The data below should be restated word for word, with every picture omitted.

* BEGIN Source material *

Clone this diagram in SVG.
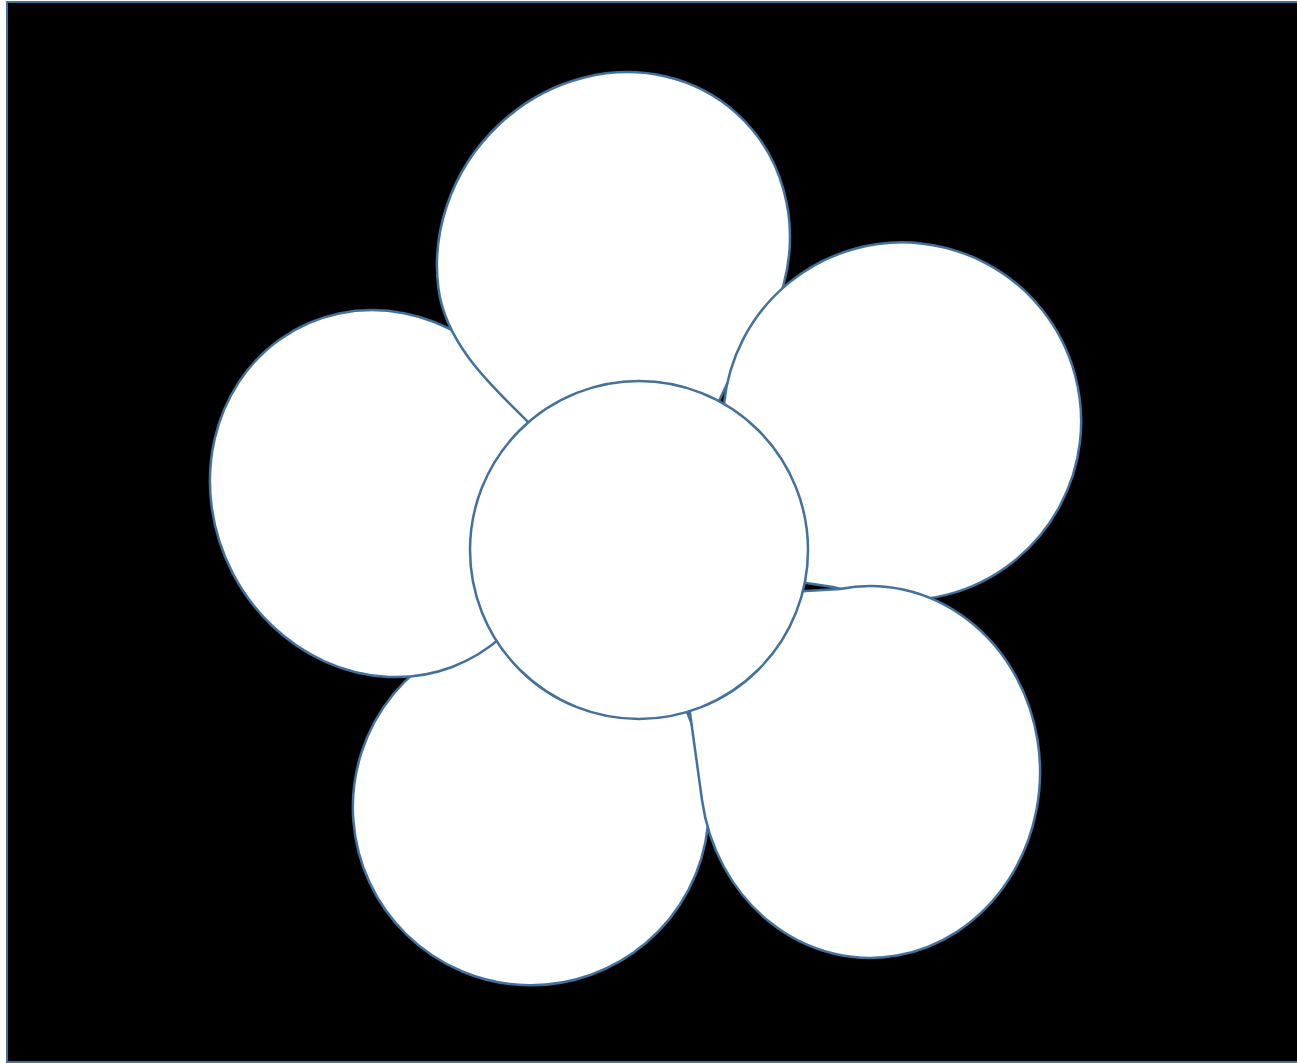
<svg xmlns="http://www.w3.org/2000/svg" width="1297" height="1063" viewBox="0 0 1297 1063">
  <style>
    .bg { fill: #000000; stroke: #41719C; stroke-width: 2; }
    .shape { fill: #FFFFFF; stroke: #41719C; stroke-width: 2.5; stroke-linejoin: round; }
  </style>
  <rect class="bg" x="7" y="2" width="1300" height="1060"/>
  <g id="petal-bottom-left">
    <path class="shape" d="M 650,600 L 687,712 L 693,727 L 703,762 A 178 178 0 1 1 442,653 Z"/>
  </g>
  <g id="petal-left">
    <path class="shape" d="M 560,540 L 503,635.7 A 186.4 170.9 63.9 1 1 462.1,335.7 L 540,420 Z"/>
  </g>
  <g id="petal-top">
    <path class="shape" d="M 656,535 L 528,422 C 500.2,393.3 446.5,348.5 438.5,289 A 184.8 170.4 -50 1 1 744,360.6 C 737,370 730,378 727,384 L 719,401 Z"/>
  </g>
  <g id="petal-right">
    <path class="shape" d="M 710,568 L 724,404 A 179 179 0 1 1 880,599 L 833,587 L 806,583 Z"/>
  </g>
  <g id="petal-bottom-right">
    <path class="shape" d="M 673,605 L 806,591 L 840,588.9 A 170 186 0 1 1 702,800 L 690,713 Z"/>
  </g>
  <g id="center">
    <circle class="shape" cx="639" cy="550" r="169"/>
  </g>
  <g id="connectors"></g>
</svg>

* END Source material *

- [Worked solution]:
Clone this diagram in SVG.
<svg xmlns="http://www.w3.org/2000/svg" width="1297" height="1063" viewBox="0 0 1297 1063">
  <style>
    .bg { fill: #000000; stroke: #41719C; stroke-width: 2; }
    .shape { fill: #FFFFFF; stroke: #41719C; stroke-width: 2.5; stroke-linejoin: round; }
  </style>
  <rect class="bg" x="7" y="2" width="1300" height="1060"/>
  <g id="petal-bottom-left">
    <path class="shape" d="M 650,600 L 687,712 L 693,727 L 703,762 A 178 178 0 1 1 442,653 Z"/>
  </g>
  <g id="petal-left">
    <path class="shape" d="M 560,540 L 503,635.7 A 186.4 170.9 63.9 1 1 462.1,335.7 L 540,420 Z"/>
  </g>
  <g id="petal-top">
    <path class="shape" d="M 656,535 L 528,422 C 500.2,393.3 446.5,348.5 438.5,289 A 184.8 170.4 -50 1 1 744,360.6 C 737,370 730,378 727,384 L 719,401 Z"/>
  </g>
  <g id="petal-right">
    <path class="shape" d="M 710,568 L 724,404 A 179 179 0 1 1 880,599 L 833,587 L 806,583 Z"/>
  </g>
  <g id="petal-bottom-right">
    <path class="shape" d="M 673,605 L 806,591 L 840,588.9 A 170 186 0 1 1 702,800 L 690,713 Z"/>
  </g>
  <g id="center">
    <circle class="shape" cx="639" cy="550" r="169"/>
  </g>
  <g id="connectors"></g>
</svg>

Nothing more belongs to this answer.